* Start *
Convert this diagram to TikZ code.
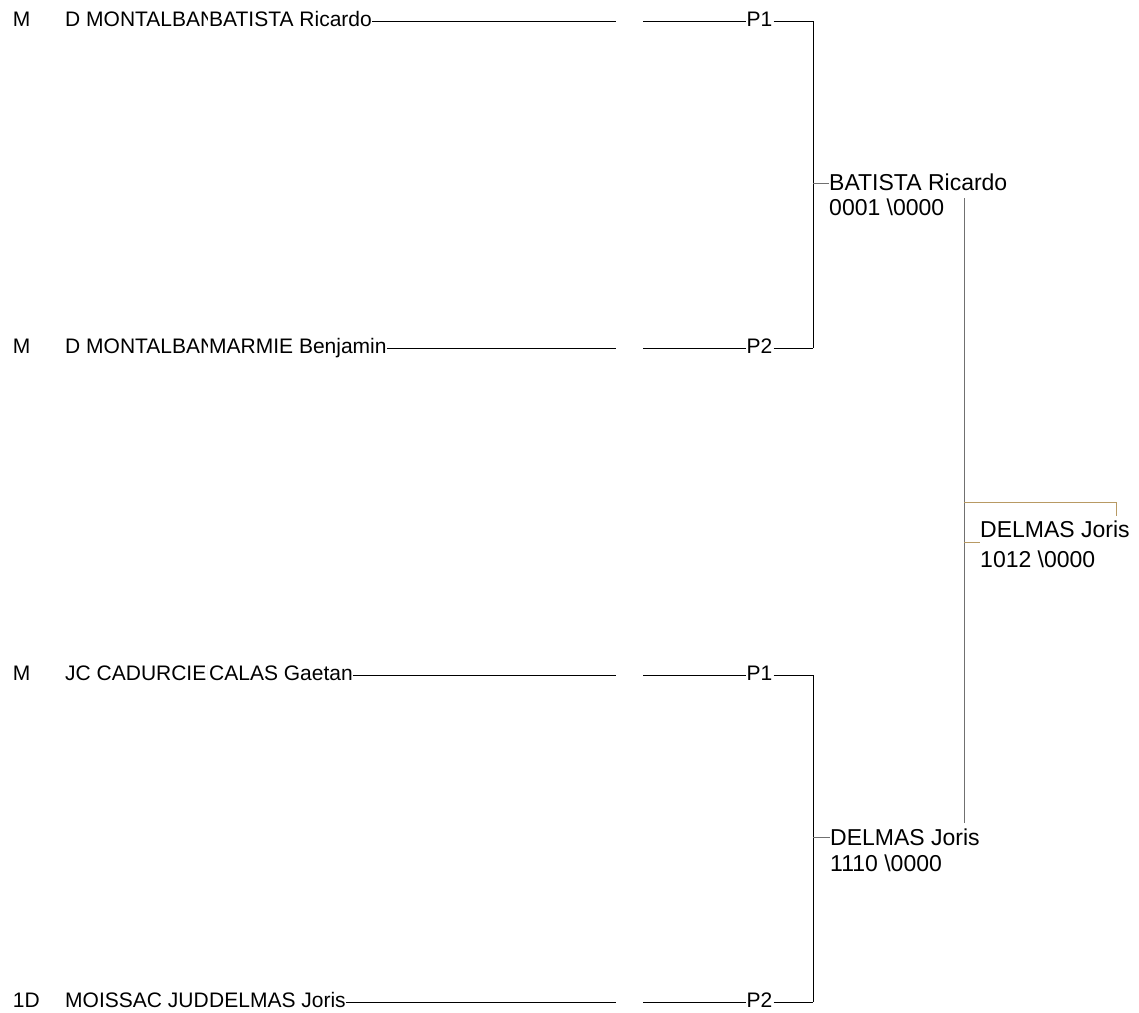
\documentclass[tikz,border=0pt]{standalone}
\usepackage{fontspec}
\setmainfont{Liberation Sans}
\definecolor{goldline}{HTML}{B89A64}
\definecolor{midgray}{HTML}{707070}
\begin{document}
\begin{tikzpicture}[x=1pt,y=-1pt,
  small/.style={font=\fontsize{21}{25}\selectfont, inner sep=0pt},
  big/.style={font=\fontsize{23}{27}\selectfont, inner sep=0pt},
  ln/.style={line width=1pt},
  tick/.style={line width=1pt, draw=midgray}]
\useasboundingbox (0,0) rectangle (1139,1012);
\foreach \i/\y/\cat/\club/\name/\p in {1/21/M/D MONTALBAN/BATISTA Ricardo/P1,
  2/348/M/D MONTALBAN/MARMIE Benjamin/P2,
  3/675/M/JC CADURCIEN/CALAS Gaetan/P1,
  4/1002/1D/MOISSAC JUDO/DELMAS Joris/P2}{
  \node[small, anchor=base west] (cat\i) at (12.7,\y+5.7) {\cat};
  \begin{scope}
    \clip (60,\y-20) rectangle (207,\y+10);
    \node[small, anchor=base west] (club\i) at (65,\y+5.7) {\club};
  \end{scope}
  \node[small, anchor=base west] (name\i) at (209,\y+5.7) {\name};
  \coordinate (a\i) at (616,\y);
  \coordinate (b\i) at (643,\y);
  \node[small, anchor=base west, inner xsep=1pt] (p\i) at (745.5,\y+5.7) {\p};
  \coordinate (v\i) at (813,\y);
  \draw[ln] (name\i.base east |- a\i) -- (a\i);
  \draw[ln] (b\i) -- (p\i.west |- b\i);
  \draw[ln] (p\i.east |- v\i) -- (v\i);
}
\draw[ln] (v1) -- (v2);
\draw[ln] (v3) -- (v4);
% semifinal winners
\coordinate (t1) at (813,183.5);
\node[big, anchor=base west] (w1) at (829,190.5) {BATISTA Ricardo};
\node[big, anchor=base west] (s1) at (829,215.5) {0001 \textbackslash 0000};
\draw[tick] (t1) -- (t1 -| w1.west);
\coordinate (t2) at (813,837.5);
\node[big, anchor=base west] (w2) at (830,845) {DELMAS Joris};
\node[big, anchor=base west] (s2) at (830,871) {1110 \textbackslash 0000};
\draw[tick] (t2) -- (t2 -| w2.west);
% final
\coordinate (r1) at (964,198);
\coordinate (r2) at (964,823);
\draw[tick] (r1) -- (r2);
\node[big, anchor=base west] (w3) at (980,537) {DELMAS Joris};
\node[big, anchor=base west] (s3) at (980,567) {1012 \textbackslash 0000};
\coordinate (g1) at (964,502.5);
\coordinate (g2) at (1116,502.5);
\coordinate (g3) at (1116,516);
\coordinate (g4) at (964,542);
\draw[ln, goldline] (g1) -- (g2) -- (g3);
\draw[ln, goldline] (g4) -- (g4 -| w3.west);
\end{tikzpicture}
\end{document}
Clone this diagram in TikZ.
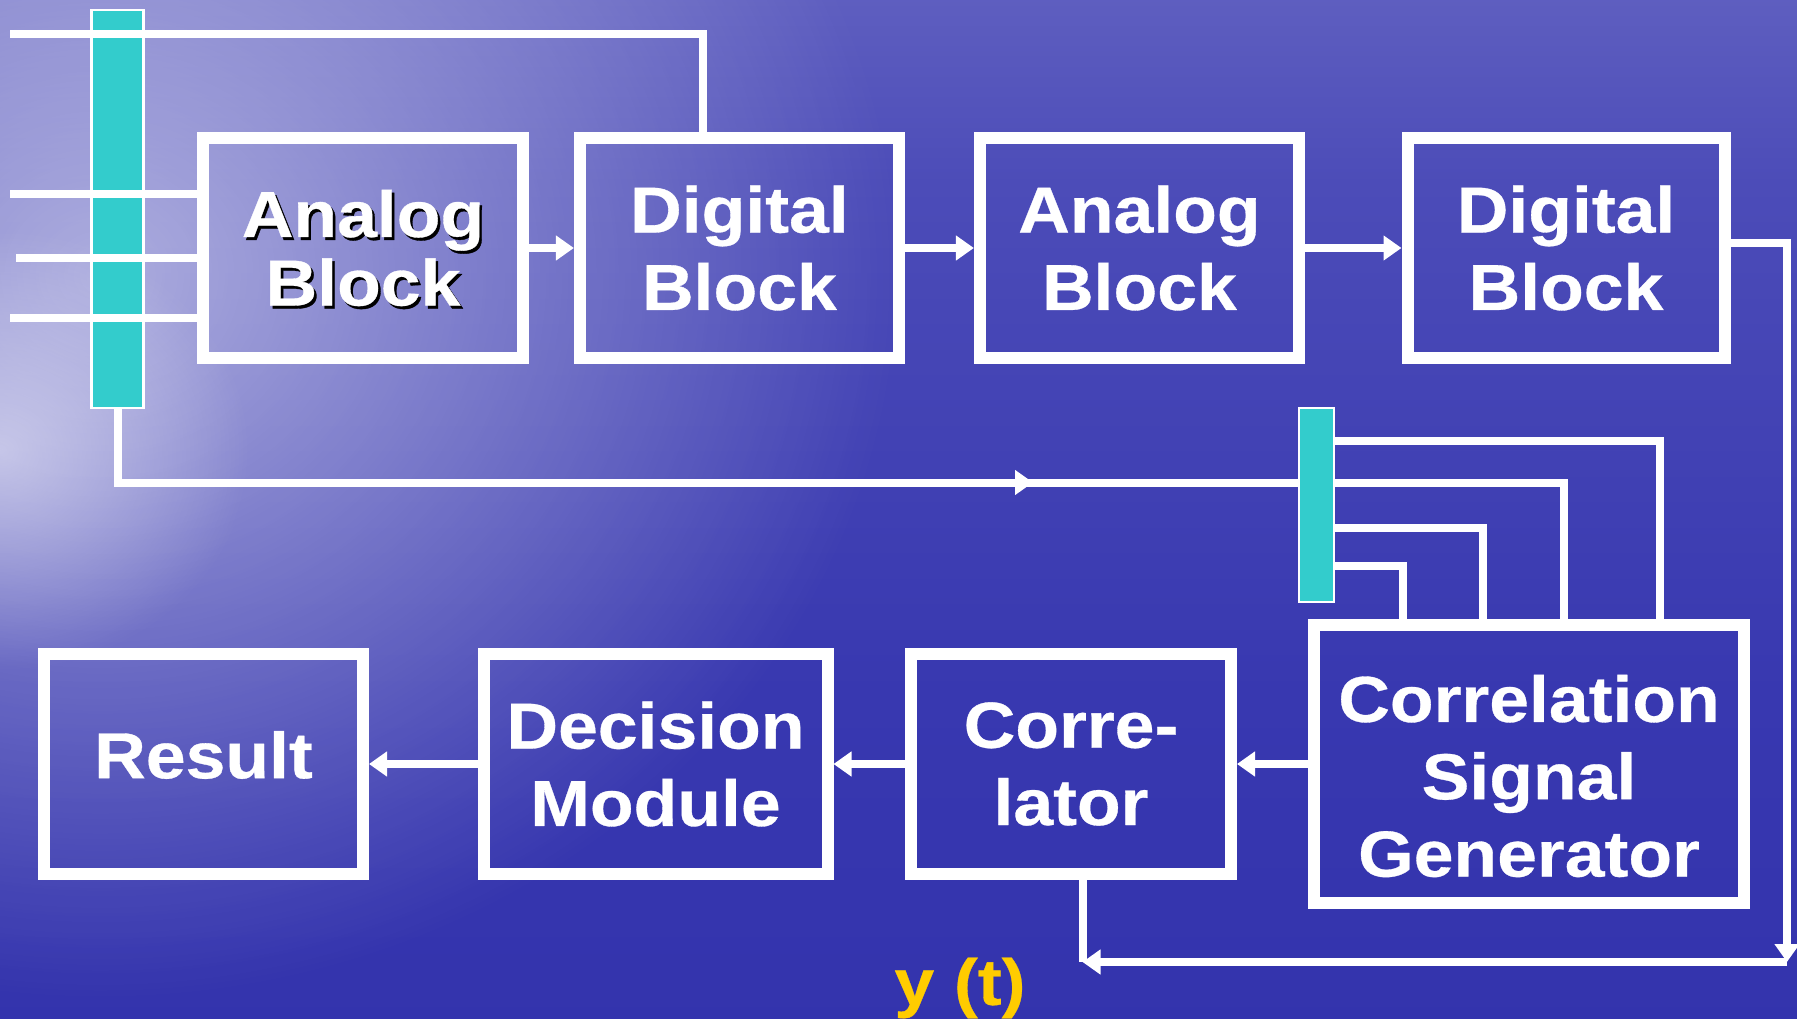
* End *
Exercise goal:
From the data above, show each line that contains "diagram".

Answer to this task:
Convert this diagram to TikZ code.
Clone this diagram in TikZ.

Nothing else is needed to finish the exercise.